** Start of Data block **

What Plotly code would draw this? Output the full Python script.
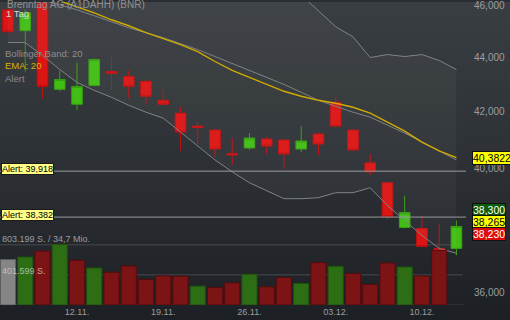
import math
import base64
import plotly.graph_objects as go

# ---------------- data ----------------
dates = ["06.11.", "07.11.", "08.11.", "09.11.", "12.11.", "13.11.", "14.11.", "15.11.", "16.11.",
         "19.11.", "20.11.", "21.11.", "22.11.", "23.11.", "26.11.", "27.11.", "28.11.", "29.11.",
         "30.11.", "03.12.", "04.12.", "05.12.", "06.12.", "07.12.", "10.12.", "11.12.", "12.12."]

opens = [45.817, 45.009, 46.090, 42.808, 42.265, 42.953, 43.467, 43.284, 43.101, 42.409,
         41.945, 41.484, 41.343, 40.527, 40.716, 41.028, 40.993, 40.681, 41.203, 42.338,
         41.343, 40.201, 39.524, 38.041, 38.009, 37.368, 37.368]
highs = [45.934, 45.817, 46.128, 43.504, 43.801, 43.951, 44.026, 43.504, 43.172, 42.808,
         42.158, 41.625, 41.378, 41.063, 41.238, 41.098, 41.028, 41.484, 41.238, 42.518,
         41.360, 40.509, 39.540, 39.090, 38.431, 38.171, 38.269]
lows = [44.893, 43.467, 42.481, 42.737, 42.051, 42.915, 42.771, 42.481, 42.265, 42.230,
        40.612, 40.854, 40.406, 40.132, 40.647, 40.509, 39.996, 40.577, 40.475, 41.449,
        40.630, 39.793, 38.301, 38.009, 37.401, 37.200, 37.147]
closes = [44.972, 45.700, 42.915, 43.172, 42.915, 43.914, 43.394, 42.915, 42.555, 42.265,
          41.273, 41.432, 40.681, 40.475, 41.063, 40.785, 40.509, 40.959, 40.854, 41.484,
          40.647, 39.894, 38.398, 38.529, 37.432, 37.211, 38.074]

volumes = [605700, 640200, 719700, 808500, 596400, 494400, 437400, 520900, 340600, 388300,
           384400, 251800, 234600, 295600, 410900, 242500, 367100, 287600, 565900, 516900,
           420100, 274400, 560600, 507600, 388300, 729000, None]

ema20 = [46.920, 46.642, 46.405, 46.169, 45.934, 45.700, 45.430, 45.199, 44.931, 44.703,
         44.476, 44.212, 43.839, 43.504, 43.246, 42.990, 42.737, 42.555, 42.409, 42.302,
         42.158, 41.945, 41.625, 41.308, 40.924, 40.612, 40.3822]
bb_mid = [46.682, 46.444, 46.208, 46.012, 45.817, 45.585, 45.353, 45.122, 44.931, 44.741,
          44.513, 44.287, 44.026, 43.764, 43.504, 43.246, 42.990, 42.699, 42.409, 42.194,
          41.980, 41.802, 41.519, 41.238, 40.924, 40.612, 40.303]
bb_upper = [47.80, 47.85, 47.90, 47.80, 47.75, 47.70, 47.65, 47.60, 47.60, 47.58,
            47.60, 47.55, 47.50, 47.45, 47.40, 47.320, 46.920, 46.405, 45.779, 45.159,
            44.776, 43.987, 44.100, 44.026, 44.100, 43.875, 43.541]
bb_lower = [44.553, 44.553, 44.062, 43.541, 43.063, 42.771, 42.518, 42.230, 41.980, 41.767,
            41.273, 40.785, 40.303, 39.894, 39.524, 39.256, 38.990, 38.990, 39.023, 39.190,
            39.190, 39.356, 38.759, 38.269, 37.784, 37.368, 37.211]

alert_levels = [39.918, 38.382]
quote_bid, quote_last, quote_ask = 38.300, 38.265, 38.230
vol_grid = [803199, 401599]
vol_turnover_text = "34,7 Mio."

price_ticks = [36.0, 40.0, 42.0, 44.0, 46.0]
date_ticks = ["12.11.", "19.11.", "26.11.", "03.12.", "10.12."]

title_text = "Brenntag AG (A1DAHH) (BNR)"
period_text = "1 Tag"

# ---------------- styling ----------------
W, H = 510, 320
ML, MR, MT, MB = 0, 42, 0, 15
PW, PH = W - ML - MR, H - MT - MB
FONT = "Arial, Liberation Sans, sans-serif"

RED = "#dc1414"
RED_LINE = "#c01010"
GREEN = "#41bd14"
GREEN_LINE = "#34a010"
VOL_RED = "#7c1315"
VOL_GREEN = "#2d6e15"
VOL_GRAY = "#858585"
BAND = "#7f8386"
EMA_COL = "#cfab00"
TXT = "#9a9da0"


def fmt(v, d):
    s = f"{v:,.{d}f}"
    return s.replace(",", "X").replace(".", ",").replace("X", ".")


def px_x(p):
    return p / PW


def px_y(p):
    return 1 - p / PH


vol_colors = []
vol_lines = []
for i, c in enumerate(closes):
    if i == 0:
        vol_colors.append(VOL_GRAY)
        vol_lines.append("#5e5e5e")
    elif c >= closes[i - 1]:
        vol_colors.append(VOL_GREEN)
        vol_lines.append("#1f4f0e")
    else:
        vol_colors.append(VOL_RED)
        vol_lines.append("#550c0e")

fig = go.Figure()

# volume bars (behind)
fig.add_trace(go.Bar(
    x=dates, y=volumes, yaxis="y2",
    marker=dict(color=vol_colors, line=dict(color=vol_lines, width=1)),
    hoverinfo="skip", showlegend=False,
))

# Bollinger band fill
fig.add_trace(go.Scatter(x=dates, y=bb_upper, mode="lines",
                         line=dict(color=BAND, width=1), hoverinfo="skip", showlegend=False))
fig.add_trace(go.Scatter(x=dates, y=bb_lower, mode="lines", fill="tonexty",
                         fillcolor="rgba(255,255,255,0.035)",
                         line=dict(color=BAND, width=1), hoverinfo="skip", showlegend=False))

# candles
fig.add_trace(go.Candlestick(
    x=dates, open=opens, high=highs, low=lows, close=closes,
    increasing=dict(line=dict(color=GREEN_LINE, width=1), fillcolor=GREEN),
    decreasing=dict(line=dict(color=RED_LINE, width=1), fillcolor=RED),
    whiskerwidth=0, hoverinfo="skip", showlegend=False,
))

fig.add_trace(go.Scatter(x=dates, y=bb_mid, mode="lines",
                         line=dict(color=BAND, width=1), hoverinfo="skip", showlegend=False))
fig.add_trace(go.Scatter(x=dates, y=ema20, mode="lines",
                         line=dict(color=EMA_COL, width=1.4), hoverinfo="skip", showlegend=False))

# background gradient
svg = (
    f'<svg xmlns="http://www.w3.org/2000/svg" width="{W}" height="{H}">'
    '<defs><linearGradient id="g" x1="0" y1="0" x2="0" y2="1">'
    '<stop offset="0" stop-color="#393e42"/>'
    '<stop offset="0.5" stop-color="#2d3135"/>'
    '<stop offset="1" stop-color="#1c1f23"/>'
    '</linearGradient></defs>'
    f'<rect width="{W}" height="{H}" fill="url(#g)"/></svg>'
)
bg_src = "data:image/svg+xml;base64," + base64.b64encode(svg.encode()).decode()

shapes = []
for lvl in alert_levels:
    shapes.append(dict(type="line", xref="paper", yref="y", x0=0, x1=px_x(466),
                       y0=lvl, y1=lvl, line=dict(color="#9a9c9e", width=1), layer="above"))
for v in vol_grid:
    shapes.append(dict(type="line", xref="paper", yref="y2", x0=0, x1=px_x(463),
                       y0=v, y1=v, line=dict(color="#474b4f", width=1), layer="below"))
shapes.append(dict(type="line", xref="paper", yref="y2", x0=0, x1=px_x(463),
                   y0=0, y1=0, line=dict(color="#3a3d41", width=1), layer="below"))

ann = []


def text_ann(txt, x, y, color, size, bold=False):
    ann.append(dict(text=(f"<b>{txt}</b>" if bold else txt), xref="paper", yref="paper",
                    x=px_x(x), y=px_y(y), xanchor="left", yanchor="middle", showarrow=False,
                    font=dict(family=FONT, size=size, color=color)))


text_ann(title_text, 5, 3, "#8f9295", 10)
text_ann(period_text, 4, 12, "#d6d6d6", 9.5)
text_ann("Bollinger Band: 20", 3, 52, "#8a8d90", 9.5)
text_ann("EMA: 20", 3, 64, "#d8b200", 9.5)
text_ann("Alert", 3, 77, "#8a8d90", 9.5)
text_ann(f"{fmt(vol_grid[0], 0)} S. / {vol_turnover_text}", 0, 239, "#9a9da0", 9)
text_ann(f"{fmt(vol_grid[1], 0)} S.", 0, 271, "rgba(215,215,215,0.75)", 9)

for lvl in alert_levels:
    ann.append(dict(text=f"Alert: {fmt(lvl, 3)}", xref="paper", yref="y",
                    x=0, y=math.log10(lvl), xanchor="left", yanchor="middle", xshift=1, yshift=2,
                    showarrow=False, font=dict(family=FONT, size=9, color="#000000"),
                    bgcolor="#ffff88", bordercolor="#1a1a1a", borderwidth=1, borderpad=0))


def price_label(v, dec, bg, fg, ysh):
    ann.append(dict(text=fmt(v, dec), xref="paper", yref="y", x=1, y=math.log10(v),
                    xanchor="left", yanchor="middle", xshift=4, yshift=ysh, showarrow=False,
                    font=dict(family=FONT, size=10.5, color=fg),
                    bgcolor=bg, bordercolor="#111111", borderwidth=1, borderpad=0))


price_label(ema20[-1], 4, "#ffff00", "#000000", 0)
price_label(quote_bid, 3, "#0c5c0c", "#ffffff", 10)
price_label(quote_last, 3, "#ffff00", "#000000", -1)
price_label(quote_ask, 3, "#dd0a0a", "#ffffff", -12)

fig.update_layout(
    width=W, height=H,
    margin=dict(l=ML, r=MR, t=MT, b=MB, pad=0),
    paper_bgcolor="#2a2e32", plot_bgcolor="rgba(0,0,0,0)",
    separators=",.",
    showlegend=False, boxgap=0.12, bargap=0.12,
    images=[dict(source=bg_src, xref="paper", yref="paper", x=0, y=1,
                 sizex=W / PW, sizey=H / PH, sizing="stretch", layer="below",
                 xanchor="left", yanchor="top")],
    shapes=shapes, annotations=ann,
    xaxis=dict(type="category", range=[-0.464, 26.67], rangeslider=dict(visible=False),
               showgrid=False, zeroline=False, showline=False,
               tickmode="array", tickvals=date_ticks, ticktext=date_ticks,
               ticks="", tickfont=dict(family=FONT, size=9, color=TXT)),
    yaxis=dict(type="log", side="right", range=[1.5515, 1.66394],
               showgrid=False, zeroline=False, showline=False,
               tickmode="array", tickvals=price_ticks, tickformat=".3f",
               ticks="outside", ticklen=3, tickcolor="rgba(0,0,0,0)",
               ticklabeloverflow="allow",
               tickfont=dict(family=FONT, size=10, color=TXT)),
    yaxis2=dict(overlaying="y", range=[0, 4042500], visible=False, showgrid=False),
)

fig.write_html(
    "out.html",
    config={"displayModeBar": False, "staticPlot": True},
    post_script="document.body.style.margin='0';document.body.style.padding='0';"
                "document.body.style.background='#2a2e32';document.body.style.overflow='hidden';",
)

** End of Data block **

* **Task**
Repeat exactly and only the lines from the start of the data above through the line that holds "420100, 274400, 560600, 507600, 388300, 729000, None]", inclusive. Pictures do not belong in the copy.

* **The output**
What Plotly code would draw this? Output the full Python script.
import math
import base64
import plotly.graph_objects as go

# ---------------- data ----------------
dates = ["06.11.", "07.11.", "08.11.", "09.11.", "12.11.", "13.11.", "14.11.", "15.11.", "16.11.",
         "19.11.", "20.11.", "21.11.", "22.11.", "23.11.", "26.11.", "27.11.", "28.11.", "29.11.",
         "30.11.", "03.12.", "04.12.", "05.12.", "06.12.", "07.12.", "10.12.", "11.12.", "12.12."]

opens = [45.817, 45.009, 46.090, 42.808, 42.265, 42.953, 43.467, 43.284, 43.101, 42.409,
         41.945, 41.484, 41.343, 40.527, 40.716, 41.028, 40.993, 40.681, 41.203, 42.338,
         41.343, 40.201, 39.524, 38.041, 38.009, 37.368, 37.368]
highs = [45.934, 45.817, 46.128, 43.504, 43.801, 43.951, 44.026, 43.504, 43.172, 42.808,
         42.158, 41.625, 41.378, 41.063, 41.238, 41.098, 41.028, 41.484, 41.238, 42.518,
         41.360, 40.509, 39.540, 39.090, 38.431, 38.171, 38.269]
lows = [44.893, 43.467, 42.481, 42.737, 42.051, 42.915, 42.771, 42.481, 42.265, 42.230,
        40.612, 40.854, 40.406, 40.132, 40.647, 40.509, 39.996, 40.577, 40.475, 41.449,
        40.630, 39.793, 38.301, 38.009, 37.401, 37.200, 37.147]
closes = [44.972, 45.700, 42.915, 43.172, 42.915, 43.914, 43.394, 42.915, 42.555, 42.265,
          41.273, 41.432, 40.681, 40.475, 41.063, 40.785, 40.509, 40.959, 40.854, 41.484,
          40.647, 39.894, 38.398, 38.529, 37.432, 37.211, 38.074]

volumes = [605700, 640200, 719700, 808500, 596400, 494400, 437400, 520900, 340600, 388300,
           384400, 251800, 234600, 295600, 410900, 242500, 367100, 287600, 565900, 516900,
           420100, 274400, 560600, 507600, 388300, 729000, None]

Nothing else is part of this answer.